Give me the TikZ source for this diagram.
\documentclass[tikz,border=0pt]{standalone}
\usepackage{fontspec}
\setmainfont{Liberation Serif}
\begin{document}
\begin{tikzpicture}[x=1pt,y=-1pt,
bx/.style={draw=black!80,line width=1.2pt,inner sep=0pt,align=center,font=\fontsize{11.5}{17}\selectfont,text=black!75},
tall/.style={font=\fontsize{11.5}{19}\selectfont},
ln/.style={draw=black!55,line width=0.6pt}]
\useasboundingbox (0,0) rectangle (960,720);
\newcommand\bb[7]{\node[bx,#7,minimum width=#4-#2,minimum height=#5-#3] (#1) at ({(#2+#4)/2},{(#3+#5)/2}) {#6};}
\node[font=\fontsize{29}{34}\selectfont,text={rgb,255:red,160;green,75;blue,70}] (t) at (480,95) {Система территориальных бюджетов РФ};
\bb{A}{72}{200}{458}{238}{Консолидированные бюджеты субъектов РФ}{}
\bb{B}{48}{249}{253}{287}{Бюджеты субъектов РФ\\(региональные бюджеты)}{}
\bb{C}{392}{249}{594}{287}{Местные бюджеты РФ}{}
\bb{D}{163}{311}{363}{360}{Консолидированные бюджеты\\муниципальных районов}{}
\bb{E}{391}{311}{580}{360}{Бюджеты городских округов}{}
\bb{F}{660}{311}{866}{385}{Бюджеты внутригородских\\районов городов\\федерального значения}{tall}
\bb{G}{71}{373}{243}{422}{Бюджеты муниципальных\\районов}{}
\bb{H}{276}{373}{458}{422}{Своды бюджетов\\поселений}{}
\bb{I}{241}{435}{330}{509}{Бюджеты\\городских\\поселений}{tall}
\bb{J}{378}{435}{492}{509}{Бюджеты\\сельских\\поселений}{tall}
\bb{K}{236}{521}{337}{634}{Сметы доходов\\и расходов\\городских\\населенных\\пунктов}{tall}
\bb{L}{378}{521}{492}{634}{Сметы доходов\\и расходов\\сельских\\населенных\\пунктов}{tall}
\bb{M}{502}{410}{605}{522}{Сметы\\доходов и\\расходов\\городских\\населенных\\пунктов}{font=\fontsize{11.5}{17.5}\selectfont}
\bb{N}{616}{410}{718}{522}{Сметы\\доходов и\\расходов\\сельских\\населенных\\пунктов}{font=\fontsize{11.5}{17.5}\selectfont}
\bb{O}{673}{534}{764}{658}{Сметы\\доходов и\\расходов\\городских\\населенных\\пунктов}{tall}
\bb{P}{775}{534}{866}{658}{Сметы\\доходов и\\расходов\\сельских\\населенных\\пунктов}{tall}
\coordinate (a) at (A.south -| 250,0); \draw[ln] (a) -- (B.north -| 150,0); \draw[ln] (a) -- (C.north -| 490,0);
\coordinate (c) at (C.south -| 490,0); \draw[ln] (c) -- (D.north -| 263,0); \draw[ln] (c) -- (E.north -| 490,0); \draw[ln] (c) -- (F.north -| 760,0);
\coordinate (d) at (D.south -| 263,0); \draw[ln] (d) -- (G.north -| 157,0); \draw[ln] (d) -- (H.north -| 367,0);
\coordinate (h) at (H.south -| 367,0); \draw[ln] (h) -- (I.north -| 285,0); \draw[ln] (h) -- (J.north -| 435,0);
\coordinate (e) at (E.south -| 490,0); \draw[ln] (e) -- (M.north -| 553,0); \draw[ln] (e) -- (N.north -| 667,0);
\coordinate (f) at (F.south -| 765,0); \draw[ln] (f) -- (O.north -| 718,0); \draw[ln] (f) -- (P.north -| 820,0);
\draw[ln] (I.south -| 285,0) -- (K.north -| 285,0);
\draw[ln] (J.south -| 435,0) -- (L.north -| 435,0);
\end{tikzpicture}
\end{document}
+++++
Copy out the material word for word and line for line.

Give me the TikZ source for this diagram.
\documentclass[tikz,border=0pt]{standalone}
\usepackage{fontspec}
\setmainfont{Liberation Serif}
\begin{document}
\begin{tikzpicture}[x=1pt,y=-1pt,
bx/.style={draw=black!80,line width=1.2pt,inner sep=0pt,align=center,font=\fontsize{11.5}{17}\selectfont,text=black!75},
tall/.style={font=\fontsize{11.5}{19}\selectfont},
ln/.style={draw=black!55,line width=0.6pt}]
\useasboundingbox (0,0) rectangle (960,720);
\newcommand\bb[7]{\node[bx,#7,minimum width=#4-#2,minimum height=#5-#3] (#1) at ({(#2+#4)/2},{(#3+#5)/2}) {#6};}
\node[font=\fontsize{29}{34}\selectfont,text={rgb,255:red,160;green,75;blue,70}] (t) at (480,95) {Система территориальных бюджетов РФ};
\bb{A}{72}{200}{458}{238}{Консолидированные бюджеты субъектов РФ}{}
\bb{B}{48}{249}{253}{287}{Бюджеты субъектов РФ\\(региональные бюджеты)}{}
\bb{C}{392}{249}{594}{287}{Местные бюджеты РФ}{}
\bb{D}{163}{311}{363}{360}{Консолидированные бюджеты\\муниципальных районов}{}
\bb{E}{391}{311}{580}{360}{Бюджеты городских округов}{}
\bb{F}{660}{311}{866}{385}{Бюджеты внутригородских\\районов городов\\федерального значения}{tall}
\bb{G}{71}{373}{243}{422}{Бюджеты муниципальных\\районов}{}
\bb{H}{276}{373}{458}{422}{Своды бюджетов\\поселений}{}
\bb{I}{241}{435}{330}{509}{Бюджеты\\городских\\поселений}{tall}
\bb{J}{378}{435}{492}{509}{Бюджеты\\сельских\\поселений}{tall}
\bb{K}{236}{521}{337}{634}{Сметы доходов\\и расходов\\городских\\населенных\\пунктов}{tall}
\bb{L}{378}{521}{492}{634}{Сметы доходов\\и расходов\\сельских\\населенных\\пунктов}{tall}
\bb{M}{502}{410}{605}{522}{Сметы\\доходов и\\расходов\\городских\\населенных\\пунктов}{font=\fontsize{11.5}{17.5}\selectfont}
\bb{N}{616}{410}{718}{522}{Сметы\\доходов и\\расходов\\сельских\\населенных\\пунктов}{font=\fontsize{11.5}{17.5}\selectfont}
\bb{O}{673}{534}{764}{658}{Сметы\\доходов и\\расходов\\городских\\населенных\\пунктов}{tall}
\bb{P}{775}{534}{866}{658}{Сметы\\доходов и\\расходов\\сельских\\населенных\\пунктов}{tall}
\coordinate (a) at (A.south -| 250,0); \draw[ln] (a) -- (B.north -| 150,0); \draw[ln] (a) -- (C.north -| 490,0);
\coordinate (c) at (C.south -| 490,0); \draw[ln] (c) -- (D.north -| 263,0); \draw[ln] (c) -- (E.north -| 490,0); \draw[ln] (c) -- (F.north -| 760,0);
\coordinate (d) at (D.south -| 263,0); \draw[ln] (d) -- (G.north -| 157,0); \draw[ln] (d) -- (H.north -| 367,0);
\coordinate (h) at (H.south -| 367,0); \draw[ln] (h) -- (I.north -| 285,0); \draw[ln] (h) -- (J.north -| 435,0);
\coordinate (e) at (E.south -| 490,0); \draw[ln] (e) -- (M.north -| 553,0); \draw[ln] (e) -- (N.north -| 667,0);
\coordinate (f) at (F.south -| 765,0); \draw[ln] (f) -- (O.north -| 718,0); \draw[ln] (f) -- (P.north -| 820,0);
\draw[ln] (I.south -| 285,0) -- (K.north -| 285,0);
\draw[ln] (J.south -| 435,0) -- (L.north -| 435,0);
\end{tikzpicture}
\end{document}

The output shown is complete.